In January 2018 the average prudential balanced portfolio returned (0.57%) (December 2017: -1.49%). Top performer is Metropolitan (1.22%); while EMH (-0.05%) takes the bottom spot. For the 3 month period, Metropolitan again takes top spot, outperforming the ‘average’ by roughly 1.9%. On the other end of the scale Investec underperformed the ‘average’ by 1.6%.
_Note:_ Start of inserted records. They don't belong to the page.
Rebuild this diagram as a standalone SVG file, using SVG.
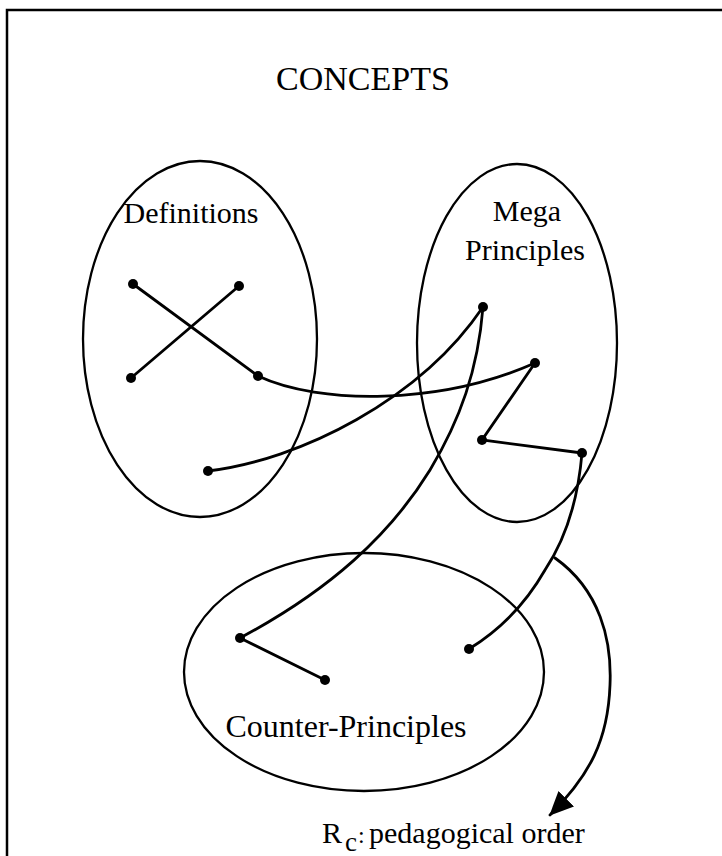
<svg xmlns="http://www.w3.org/2000/svg" width="722" height="856" viewBox="0 0 722 856">
  <style>
    .lbl { font-family: "Liberation Serif", "Times New Roman", serif; font-size: 30px; fill: #000; }
    .set { fill: none; stroke: #000; stroke-width: 2.3; }
    .link { fill: none; stroke: #000; stroke-width: 2.8; stroke-linecap: round; }
    .pt { fill: #000; }
  </style>
  <defs>
    <marker id="bighead" viewBox="0 0 24 22" refX="23" refY="11" markerWidth="24" markerHeight="22" markerUnits="userSpaceOnUse" orient="auto">
      <path d="M0,0 L24,11 L0,22 Z" fill="#000"/>
    </marker>
  </defs>

  <rect width="722" height="856" fill="#fff"/>

  <!-- frame: top and left edges -->
  <polyline points="722,10 7,10 7,856" fill="none" stroke="#000" stroke-width="2.5"/>

  <text class="lbl" x="363" y="90" text-anchor="middle" style="font-size:34px">CONCEPTS</text>

  <g id="definitions">
    <ellipse class="set" cx="200" cy="339" rx="117" ry="178"/>
    <text class="lbl" x="191" y="223" text-anchor="middle">Definitions</text>
    <circle class="pt" cx="133" cy="284" r="5"/>
    <circle class="pt" cx="239" cy="286" r="5"/>
    <circle class="pt" cx="131" cy="378" r="5"/>
    <circle class="pt" cx="258" cy="376" r="5"/>
    <circle class="pt" cx="208" cy="471" r="5"/>
  </g>

  <g id="mega-principles">
    <ellipse class="set" cx="517" cy="343" rx="100" ry="179"/>
    <text class="lbl" x="527" y="221" text-anchor="middle">Mega</text>
    <text class="lbl" x="525" y="260" text-anchor="middle">Principles</text>
    <circle class="pt" cx="483" cy="307" r="5"/>
    <circle class="pt" cx="535" cy="363" r="5"/>
    <circle class="pt" cx="482" cy="440" r="5"/>
    <circle class="pt" cx="582" cy="453" r="5"/>
  </g>

  <g id="counter-principles">
    <ellipse class="set" cx="364" cy="672" rx="180" ry="119"/>
    <text class="lbl" x="346" y="737" text-anchor="middle" style="font-size:32px">Counter-Principles</text>
    <circle class="pt" cx="240" cy="638" r="5"/>
    <circle class="pt" cx="325" cy="680" r="5"/>
    <circle class="pt" cx="469" cy="649" r="5"/>
  </g>

  <g id="order-label">
    <text class="lbl" x="322" y="843">R<tspan x="345" y="851" style="font-size:27px">c</tspan><tspan x="358" y="843" style="font-size:24px">:</tspan><tspan x="369" y="843">pedagogical order</tspan></text>
  </g>

  <g id="connectors">
    <path class="link" d="M133,284 L258,376"/>
    <path class="link" d="M239,286 L131,378"/>
    <path class="link" d="M258,376 C320,405 440,405 535,363"/>
    <path class="link" d="M208,471 C300,460 420,400 483,307"/>
    <path class="link" d="M483,307 C478,370 460,420 430,470 C390,535 330,590 240,638"/>
    <path class="link" d="M240,638 L325,680"/>
    <path class="link" d="M535,363 L482,440 L582,453"/>
    <path class="link" d="M582,453 C578,500 565,540 545,570 C525,605 500,630 469,649"/>
    <path class="link" d="M555,558 C600,590 612,640 610,685 C608,740 590,775 550,815" marker-end="url(#bighead)"/>
  </g>
</svg>
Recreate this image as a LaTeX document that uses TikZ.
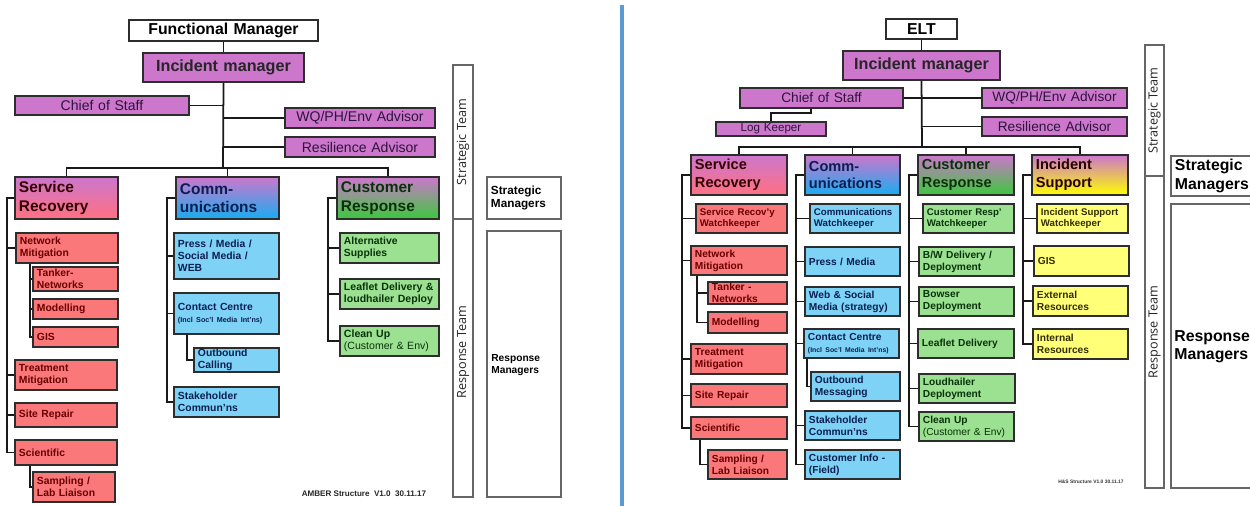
\documentclass[tikz,border=0pt]{standalone}
\usepackage{fontspec}
\setmainfont{Liberation Sans}
\newfontfamily\osf{Open Sans}
\definecolor{bdr}{RGB}{45,45,45}
\definecolor{purpf}{RGB}{204,119,204}
\definecolor{purpt}{RGB}{45,20,60}
\definecolor{redf}{RGB}{250,120,122}
\definecolor{redt}{RGB}{105,0,0}
\definecolor{bluef}{RGB}{125,210,245}
\definecolor{bluet}{RGB}{10,30,80}
\definecolor{greenf}{RGB}{155,225,145}
\definecolor{greent}{RGB}{10,50,10}
\definecolor{yelf}{RGB}{255,255,120}
\definecolor{yelt}{RGB}{50,45,0}
\definecolor{srbot}{RGB}{255,112,130}
\definecolor{cobot}{RGB}{25,172,240}
\definecolor{crbot}{RGB}{60,200,60}
\definecolor{isbot}{RGB}{255,255,0}
\definecolor{divc}{RGB}{91,155,213}
\newcommand\bx[7]{%
  \pgfmathsetmacro\BXw{(#4-#2)*0.5690551}%
  \pgfmathsetmacro\BXh{(#5-#3)*0.5690551}%
  \pgfmathsetmacro\BXt{\BXw-4.5}%
  \node[#6, minimum width=\BXw pt, minimum height=\BXh pt, text width=\BXt pt] (#1) at ({(#2+#4)/2},{(#3+#5)/2}) {#7};}
\tikzset{
  bx/.style={draw=bdr, line width=0.9pt, inner xsep=2pt, inner ysep=0.3pt, align=left, font=\bfseries\fontsize{5.9}{6.9}\selectfont},
  rb/.style={bx, fill=redf, text=redt},
  bb/.style={bx, fill=bluef, text=bluet},
  gb/.style={bx, fill=greenf, text=greent},
  yb/.style={bx, fill=yelf, text=yelt},
  pb/.style={bx, fill=purpf, text=purpt, align=center, font=\fontsize{8}{9.5}\selectfont},
  tb/.style={bx, fill=white, text=black, align=center, font=\bfseries\fontsize{9}{10}\selectfont},
  imb/.style={bx, fill=purpf, text=black!85, align=center, font=\bfseries\fontsize{9.2}{11}\selectfont},
  hd/.style={bx, top color=purpf, font=\bfseries\fontsize{8.8}{10.5}\selectfont},
  hdr/.style={bx, top color=purpf, font=\bfseries\fontsize{8.3}{10}\selectfont},
  wk/.style={font=\bfseries\fontsize{5.5}{6.5}\selectfont},
  sm/.style={font=\bfseries\fontsize{5.8}{6.8}\selectfont},
  gbx/.style={draw=black!60, line width=0.8pt, fill=white, inner sep=0pt},
  con/.style={line width=1pt, draw=black!90},
  rot/.style={rotate=90, font=\osf\fontsize{7.2}{8}\selectfont, text=black!85},
}
\begin{document}
\begin{tikzpicture}[x=0.02cm, y=-0.02cm]
\useasboundingbox (0,0) rectangle (1250,506);
\fill[white] (0,0) rectangle (1250,506);

% divider
\coordinate (dvT) at (622,5);
\coordinate (dvB) at (622,506);
\draw[line width=1.8pt, draw=divc] (dvT) -- (dvB);

%%%%%%%%%%%%%%%% LEFT %%%%%%%%%%%%%%%%
\bx{fmL}{129}{20}{318}{41}{tb}{Functional Manager}
\bx{imL}{143}{53}{304}{82}{imb}{Incident manager}
\bx{cosL}{15}{96}{189}{115}{pb}{Chief of Staff}
\bx{wqL}{285}{108}{435}{128}{pb}{WQ/PH/Env Advisor}
\bx{raL}{285}{137}{435}{157}{pb}{Resilience Advisor}
\bx{srL}{15}{177}{118}{219}{hd, bottom color=srbot, text=black!80!red}{Service\\Recovery}
\bx{coL}{176}{177}{279}{219}{hd, bottom color=cobot, text=bluet}{Comm-\\unications}
\bx{crL}{337}{177}{439}{219}{hd, bottom color=crbot, text=greent}{Customer\\Response}

\bx{nmL}{16}{233}{118}{263}{rb}{Network\\Mitigation}
\bx{tnL}{33}{267}{118}{291}{rb}{Tanker-\\Networks}
\bx{moL}{33}{299}{118}{319}{rb}{Modelling}
\bx{gisL}{33}{327}{118}{347}{rb}{GIS}
\bx{tmL}{15}{360}{117}{390}{rb}{Treatment\\Mitigation}
\bx{sprL}{15}{403}{117}{427}{rb}{Site Repair}
\bx{sciL}{15}{440}{117}{465}{rb}{Scientific}
\bx{slL}{33}{472}{115}{502}{rb}{Sampling /\\Lab Liaison}

\bx{pmL}{174}{233}{279}{279}{bb}{Press / Media /\\Social Media /\\WEB}
\bx{ccL}{174}{293}{279}{334}{bb}{Contact Centre\\{\fontsize{4.1}{5.5}\selectfont (Incl Soc'l Media Int'ns)}}
\bx{ocL}{194}{348}{279}{372}{bb}{Outbound\\Calling}
\bx{shL}{174}{387}{279}{417}{bb}{Stakeholder\\Commun'ns}

\bx{asL}{340}{233}{439}{263}{gb}{Alternative\\Supplies}
\bx{ldL}{340}{279}{439}{309}{gb, font=\bfseries\fontsize{6}{7}\selectfont}{Leaflet Delivery \&\\loudhailer Deploy}
\bx{cuL}{340}{326}{439}{356}{gb, font=\bfseries\fontsize{6}{7}\selectfont}{Clean Up\\\mdseries(Customer \& Env)}

\node[font=\bfseries\fontsize{4.6}{5}\selectfont, text=black!85] (ftL) at (364,494) {AMBER Structure\ \ V1.0\ \ 30.11.17};

\bx{tcL1}{453}{65}{473}{219}{gbx}{}
\bx{tcL2}{453}{219}{473}{497}{gbx}{}
\node[rot] (stL) at (tcL1.center) {Strategic Team};
\node[rot] (rtL) at (463,352) {Response Team};
\bx{smL}{487}{177}{561}{219}{gbx, inner xsep=2pt, align=left, font=\bfseries\fontsize{6.7}{7.8}\selectfont}{Strategic\\Managers}
\bx{rmL}{487}{231}{561}{497}{gbx}{}
\node[anchor=west, align=left, font=\bfseries\fontsize{5.8}{7}\selectfont, inner sep=0pt] (rmLt) at (491,365) {Response\\Managers};

% left connectors
\coordinate (busL) at (223,168);
\draw[con] (fmL.south) -- (imL.north);
\draw[con] (imL.south) -- (busL);
\draw[con] (cosL.east) -- (cosL.east -| busL);
\draw[con] (wqL.west) -- (wqL.west -| busL);
\draw[con] (raL.west) -- (raL.west -| busL);
\draw[con] (srL.north) -- (srL.north |- busL) -- (crL.north |- busL) -- (crL.north);
\draw[con] (coL.north) -- (coL.north |- busL);

\coordinate (srLs) at (7,198);
\draw[con] (srL.west) -- (srL.west -| srLs) -- (srLs |- sciL.west) -- (sciL.west);
\foreach \c in {nmL,tmL,sprL} \draw[con] (srLs |- \c.west) -- (\c.west);
\coordinate (nmLs) at (30,263);
\draw[con] (nmLs |- nmL.south) -- (nmLs |- gisL.west) -- (gisL.west);
\foreach \c in {tnL,moL} \draw[con] (nmLs |- \c.west) -- (\c.west);
\draw[con] (nmLs |- sciL.south) -- (nmLs |- slL.west) -- (slL.west);

\coordinate (coLs) at (167,198);
\draw[con] (coL.west) -- (coL.west -| coLs) -- (coLs |- shL.west) -- (shL.west);
\foreach \c in {pmL,ccL} \draw[con] (coLs |- \c.west) -- (\c.west);
\coordinate (ccLs) at (187,334);
\draw[con] (ccLs |- ccL.south) -- (ccLs |- ocL.west) -- (ocL.west);

\coordinate (crLs) at (328,198);
\draw[con] (crL.west) -- (crL.west -| crLs) -- (crLs |- cuL.west) -- (cuL.west);
\foreach \c in {asL,ldL} \draw[con] (crLs |- \c.west) -- (\c.west);

%%%%%%%%%%%%%%%% RIGHT %%%%%%%%%%%%%%%%
\bx{eltR}{886}{19}{957}{39}{tb}{ELT}
\bx{imR}{843}{51}{1000}{80}{imb}{Incident manager}
\bx{cosR}{740}{88}{903}{108}{pb, font=\fontsize{7.8}{9}\selectfont}{Chief of Staff}
\bx{wqR}{982}{88}{1127}{108}{pb, font=\fontsize{7.8}{9}\selectfont}{WQ/PH/Env Advisor}
\bx{lkR}{716}{122}{826}{136}{pb, font=\fontsize{6.6}{7.5}\selectfont}{Log Keeper}
\bx{raR}{982}{117}{1127}{136}{pb, font=\fontsize{7.8}{9}\selectfont}{Resilience Advisor}

\bx{srR}{691}{155}{787}{195}{hdr, bottom color=srbot, text=black!80!red}{Service\\Recovery}
\bx{coR}{805}{155}{900}{195}{hdr, bottom color=cobot, text=bluet}{Comm-\\unications}
\bx{crR}{918}{155}{1014}{195}{hdr, bottom color=crbot, text=greent}{Customer\\Response}
\bx{isR}{1032}{155}{1128}{195}{hdr, bottom color=isbot, text=black!85!red}{Incident\\Support}

\bx{wsR}{696}{204}{787}{233}{rb, wk}{Service Recov'y\\Watchkeeper}
\bx{wcR}{810}{204}{900}{233}{bb, wk}{Communications\\Watchkeeper}
\bx{wcrR}{923}{204}{1014}{233}{gb, wk}{Customer Resp'\\Watchkeeper}
\bx{wisR}{1037}{204}{1128}{233}{yb, wk}{Incident Support\\Watchkeeper}

\bx{nmR}{691}{246}{787}{275}{rb, sm}{Network\\Mitigation}
\bx{tnR}{708}{282}{787}{304}{rb, sm}{Tanker -\\Networks}
\bx{moR}{708}{312}{787}{333}{rb, sm}{Modelling}
\bx{tmR}{691}{344}{787}{374}{rb, sm}{Treatment\\Mitigation}
\bx{sprR}{691}{384}{787}{407}{rb, sm}{Site Repair}
\bx{sciR}{691}{417}{787}{439}{rb, sm}{Scientific}
\bx{slR}{708}{450}{787}{479}{rb, sm}{Sampling /\\Lab Liaison}

\bx{pmR}{805}{247}{900}{276}{bb, sm}{Press / Media}
\bx{wsmR}{805}{287}{900}{316}{bb, sm}{Web \& Social\\Media (strategy)}
\bx{ccR}{804}{329}{899}{358}{bb, sm}{Contact Centre\\{\fontsize{3.9}{5.2}\selectfont (Incl Soc'l Media Int'ns)}}
\bx{omR}{811}{372}{900}{401}{bb, sm}{Outbound\\Messaging}
\bx{shR}{805}{411}{900}{440}{bb, sm}{Stakeholder\\Commun'ns}
\bx{ciR}{805}{450}{900}{479}{bb, sm}{Customer Info -\\(Field)}

\bx{bwR}{919}{247}{1014}{276}{gb, sm}{B/W Delivery /\\Deployment}
\bx{bdR}{919}{287}{1014}{316}{gb, sm}{Bowser\\Deployment}
\bx{lfR}{918}{329}{1014}{358}{gb, sm}{Leaflet Delivery}
\bx{lhR}{919}{374}{1015}{403}{gb, sm}{Loudhailer\\Deployment}
\bx{cuR}{919}{412}{1014}{441}{gb, sm}{Clean Up\\\mdseries(Customer \& Env)}

\bx{gisR}{1034}{246}{1129}{276}{yb, sm}{GIS}
\bx{erR}{1033}{286}{1128}{316}{yb, sm}{External\\Resources}
\bx{irR}{1033}{329}{1128}{359}{yb, sm}{Internal\\Resources}

\node[font=\bfseries\fontsize{2.8}{3}\selectfont, text=black!80] (ftR) at (1091,482) {H\&S Structure V1.0 30.11.17};

\bx{tcR1}{1145}{45}{1164}{176}{gbx}{}
\bx{tcR2}{1145}{176}{1164}{488}{gbx}{}
\node[rot] (stR) at (tcR1.center) {Strategic Team};
\node[rot] (rtR) at (1154.5,332) {Response Team};
\bx{smR}{1171}{156}{1262}{196}{gbx, inner xsep=2pt, align=left, font=\bfseries\fontsize{9}{10.5}\selectfont}{Strategic\\Managers}
\bx{rmR}{1171}{204}{1262}{488}{gbx}{}
\node[anchor=west, align=left, font=\bfseries\fontsize{9}{10.5}\selectfont, inner sep=0pt] (rmRt) at (1174,347) {Response\\Managers};

% right connectors
\coordinate (busR) at (922,147);
\draw[con] (eltR.south) -- (imR.north);
\draw[con] (imR.south) -- (busR);
\draw[con] (cosR.east) -- (wqR.west);
\draw[con] (raR.west) -- (raR.west -| busR);
\coordinate (lkA) at (811,113);
\draw[con] (lkA |- cosR.south) -- (lkA) -- (lkA -| lkR.north) -- (lkR.north);
\draw[con] (srR.north) -- (srR.north |- busR) -- (isR.north |- busR) -- (isR.north);
\draw[con] (coR.north) -- (coR.north |- busR);
\draw[con] (crR.north) -- (crR.north |- busR);

\coordinate (srRs) at (682,175);
\draw[con] (srR.west) -- (srR.west -| srRs) -- (srRs |- sciR.west) -- (sciR.west);
\foreach \c in {wsR,nmR,tmR,sprR} \draw[con] (srRs |- \c.west) -- (\c.west);
\coordinate (nmRs) at (697,275);
\draw[con] (nmRs |- nmR.south) -- (nmRs |- moR.west) -- (moR.west);
\draw[con] (nmRs |- tnR.west) -- (tnR.west);
\coordinate (sciRs) at (700,439);
\draw[con] (sciRs |- sciR.south) -- (sciRs |- slR.west) -- (slR.west);

\coordinate (coRs) at (796,175);
\draw[con] (coR.west) -- (coR.west -| coRs) -- (coRs |- ciR.west) -- (ciR.west);
\foreach \c in {wcR,pmR,wsmR,ccR,shR} \draw[con] (coRs |- \c.west) -- (\c.west);
\coordinate (ccRs) at (807,358);
\draw[con] (ccRs |- ccR.south) -- (ccRs |- omR.west) -- (omR.west);

\coordinate (crRs) at (909,175);
\draw[con] (crR.west) -- (crR.west -| crRs) -- (crRs |- cuR.west) -- (cuR.west);
\foreach \c in {wcrR,bwR,bdR,lfR,lhR} \draw[con] (crRs |- \c.west) -- (\c.west);

\coordinate (isRs) at (1023,175);
\draw[con] (isR.west) -- (isR.west -| isRs) -- (isRs |- irR.west) -- (irR.west);
\foreach \c in {wisR,gisR,erR} \draw[con] (isRs |- \c.west) -- (\c.west);
\end{tikzpicture}
\end{document}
Will the ‘sweet spot’ soon be over?
What do you do if you are not patient enough to wait for your theory to realise? Well when all the SA news media were focusing their political attention on the upcoming elections of the new president of the ANC and it became ever more evident that Cyril Ramaphosa was the clear front runner the imminent strengthening of the Rand was a ‘no-brainer’ for any observer. Investment experts would have you believe that efficient financial markets would have duly discounted this development in the price setting of the Rand, and to some extent this is what indeed happened. The Rand did strengthen from over 14 to the US Dollar to around 13.60 just before the election. But since the election it went on a rampage strengthening to around 11.60 by the time of writing this column. So much for the theory of markets properly discounting certain foreseeable events and hurtful for the impatient speculator.
In the mean-time global equity markets have taken a bit of a beating but for foreign investors the strengthening of the Rand against the US Dollar by close to 20% over the past 3 months has delivered some awesome returns of 20% for the US Dollar investor and around 13% for the European investor. No wonder foreigners are starting to pile back into SA equity but are seemingly wary of fixed interest investments in the face of a rising interest rate tide. Over the past 3 months foreign investors invested R 51 billion in the SA equity market while at the same time some R 19 billion was withdrawn from the fixed interest market. Despite this significant inflow into our equity market over the past 3 months our equity market has not managed to rise but rather the contrary occurred. Well with a market cap of around R 16 trillion, 51 billion will not really move the SA equity market.
Will this sweet spot for foreigners and of a strong Rand soon be over or will we see more of this?